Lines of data
▽
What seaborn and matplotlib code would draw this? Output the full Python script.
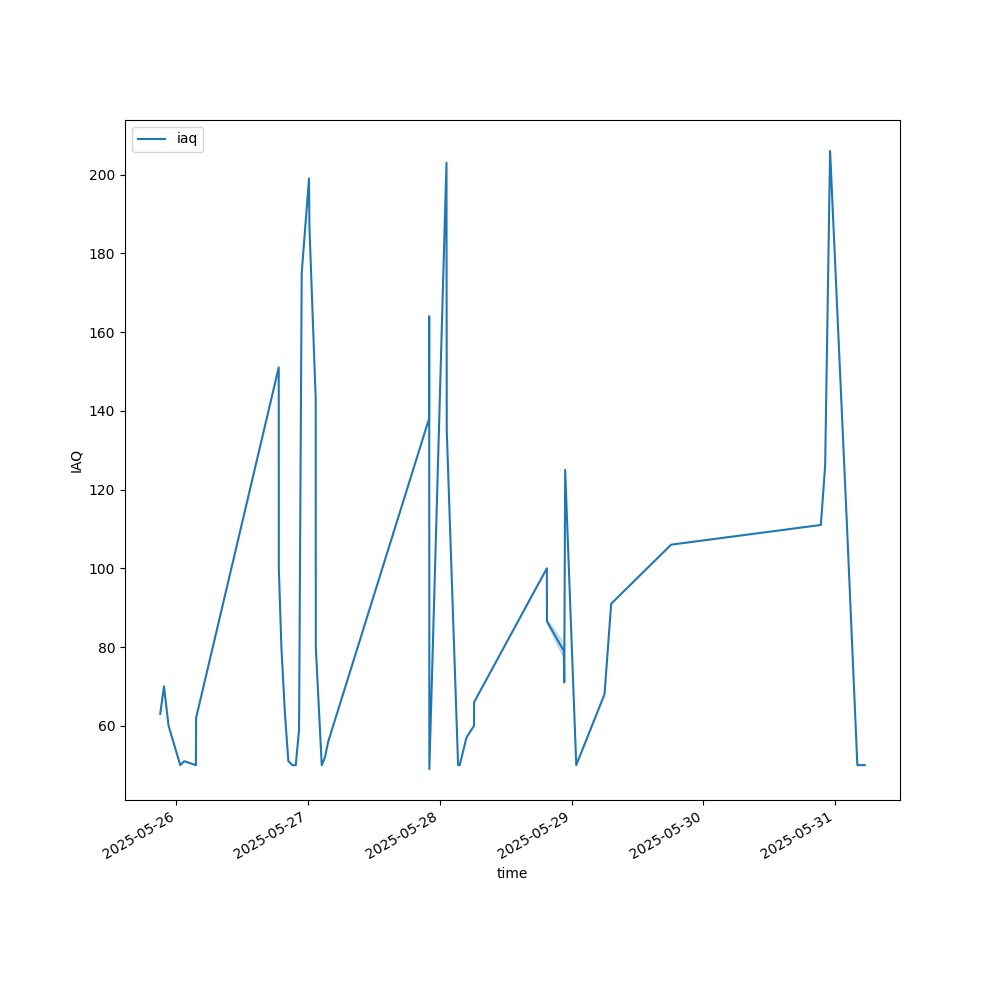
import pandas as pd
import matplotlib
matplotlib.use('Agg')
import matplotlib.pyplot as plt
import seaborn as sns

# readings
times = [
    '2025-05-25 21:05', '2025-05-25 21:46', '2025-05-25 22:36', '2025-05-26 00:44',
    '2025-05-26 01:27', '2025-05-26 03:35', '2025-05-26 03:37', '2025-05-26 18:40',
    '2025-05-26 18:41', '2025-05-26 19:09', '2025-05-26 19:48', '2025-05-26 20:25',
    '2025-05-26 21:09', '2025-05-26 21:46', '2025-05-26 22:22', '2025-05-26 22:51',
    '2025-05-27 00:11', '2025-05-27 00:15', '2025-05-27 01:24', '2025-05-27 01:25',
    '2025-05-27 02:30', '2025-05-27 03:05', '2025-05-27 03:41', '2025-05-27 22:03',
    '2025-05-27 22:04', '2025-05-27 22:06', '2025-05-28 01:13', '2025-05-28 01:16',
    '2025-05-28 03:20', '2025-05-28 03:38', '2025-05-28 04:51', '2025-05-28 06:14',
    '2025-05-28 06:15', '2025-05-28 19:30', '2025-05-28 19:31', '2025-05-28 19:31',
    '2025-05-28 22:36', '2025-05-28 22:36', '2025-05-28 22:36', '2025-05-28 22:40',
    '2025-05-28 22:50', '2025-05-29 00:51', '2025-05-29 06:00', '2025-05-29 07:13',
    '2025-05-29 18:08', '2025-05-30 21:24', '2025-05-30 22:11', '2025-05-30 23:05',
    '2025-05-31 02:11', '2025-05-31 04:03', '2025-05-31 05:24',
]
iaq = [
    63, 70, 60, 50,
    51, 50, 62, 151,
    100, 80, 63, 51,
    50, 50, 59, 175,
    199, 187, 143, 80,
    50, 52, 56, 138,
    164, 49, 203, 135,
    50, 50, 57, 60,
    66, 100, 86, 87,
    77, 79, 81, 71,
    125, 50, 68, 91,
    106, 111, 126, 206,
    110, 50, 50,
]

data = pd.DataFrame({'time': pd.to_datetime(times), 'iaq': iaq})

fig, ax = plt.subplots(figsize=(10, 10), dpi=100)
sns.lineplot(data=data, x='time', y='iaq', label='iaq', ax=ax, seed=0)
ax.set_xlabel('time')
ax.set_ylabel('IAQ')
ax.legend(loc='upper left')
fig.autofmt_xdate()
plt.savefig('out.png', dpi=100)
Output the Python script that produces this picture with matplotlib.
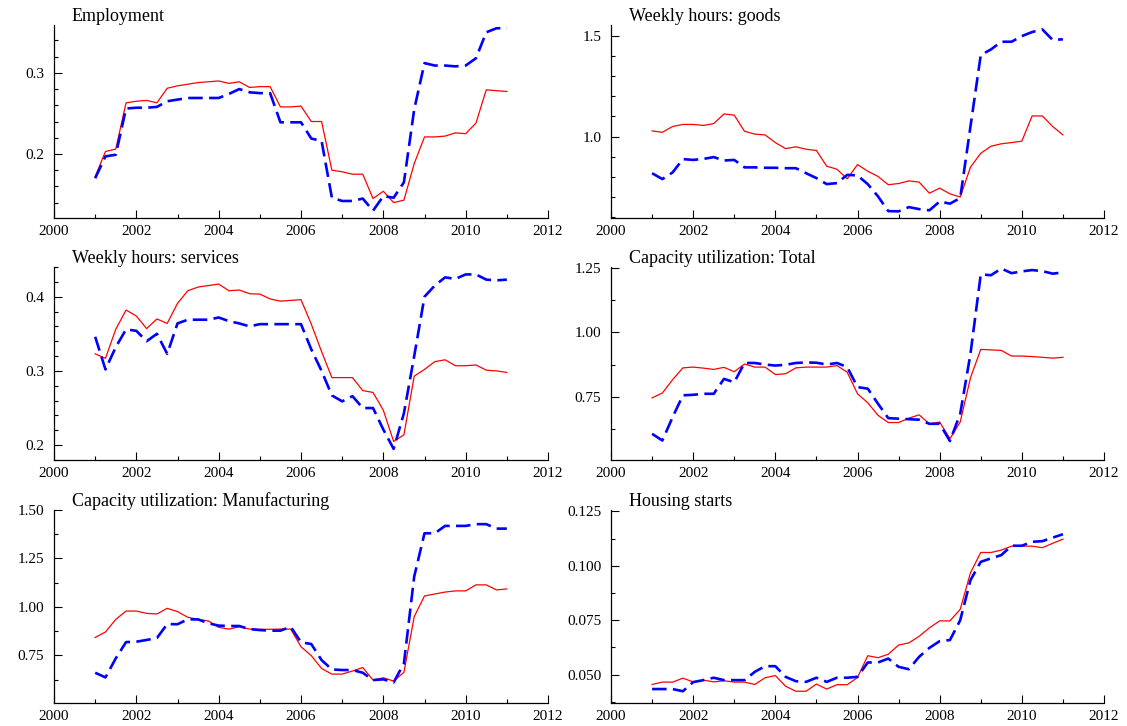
△
[TO DO]
Output all of the data exactly as it stands, minus any images.

[ANSWER TO THE EXERCISE]
What seaborn and matplotlib code would draw this? Output the full Python script.
import pandas as pd
import matplotlib
matplotlib.use('Agg')
import matplotlib.pyplot as plt
import seaborn as sns

# readings
times = [
    '2025-05-25 21:05', '2025-05-25 21:46', '2025-05-25 22:36', '2025-05-26 00:44',
    '2025-05-26 01:27', '2025-05-26 03:35', '2025-05-26 03:37', '2025-05-26 18:40',
    '2025-05-26 18:41', '2025-05-26 19:09', '2025-05-26 19:48', '2025-05-26 20:25',
    '2025-05-26 21:09', '2025-05-26 21:46', '2025-05-26 22:22', '2025-05-26 22:51',
    '2025-05-27 00:11', '2025-05-27 00:15', '2025-05-27 01:24', '2025-05-27 01:25',
    '2025-05-27 02:30', '2025-05-27 03:05', '2025-05-27 03:41', '2025-05-27 22:03',
    '2025-05-27 22:04', '2025-05-27 22:06', '2025-05-28 01:13', '2025-05-28 01:16',
    '2025-05-28 03:20', '2025-05-28 03:38', '2025-05-28 04:51', '2025-05-28 06:14',
    '2025-05-28 06:15', '2025-05-28 19:30', '2025-05-28 19:31', '2025-05-28 19:31',
    '2025-05-28 22:36', '2025-05-28 22:36', '2025-05-28 22:36', '2025-05-28 22:40',
    '2025-05-28 22:50', '2025-05-29 00:51', '2025-05-29 06:00', '2025-05-29 07:13',
    '2025-05-29 18:08', '2025-05-30 21:24', '2025-05-30 22:11', '2025-05-30 23:05',
    '2025-05-31 02:11', '2025-05-31 04:03', '2025-05-31 05:24',
]
iaq = [
    63, 70, 60, 50,
    51, 50, 62, 151,
    100, 80, 63, 51,
    50, 50, 59, 175,
    199, 187, 143, 80,
    50, 52, 56, 138,
    164, 49, 203, 135,
    50, 50, 57, 60,
    66, 100, 86, 87,
    77, 79, 81, 71,
    125, 50, 68, 91,
    106, 111, 126, 206,
    110, 50, 50,
]

data = pd.DataFrame({'time': pd.to_datetime(times), 'iaq': iaq})

fig, ax = plt.subplots(figsize=(10, 10), dpi=100)
sns.lineplot(data=data, x='time', y='iaq', label='iaq', ax=ax, seed=0)
ax.set_xlabel('time')
ax.set_ylabel('IAQ')
ax.legend(loc='upper left')
fig.autofmt_xdate()
plt.savefig('out.png', dpi=100)
Output the Python script that produces this picture with matplotlib.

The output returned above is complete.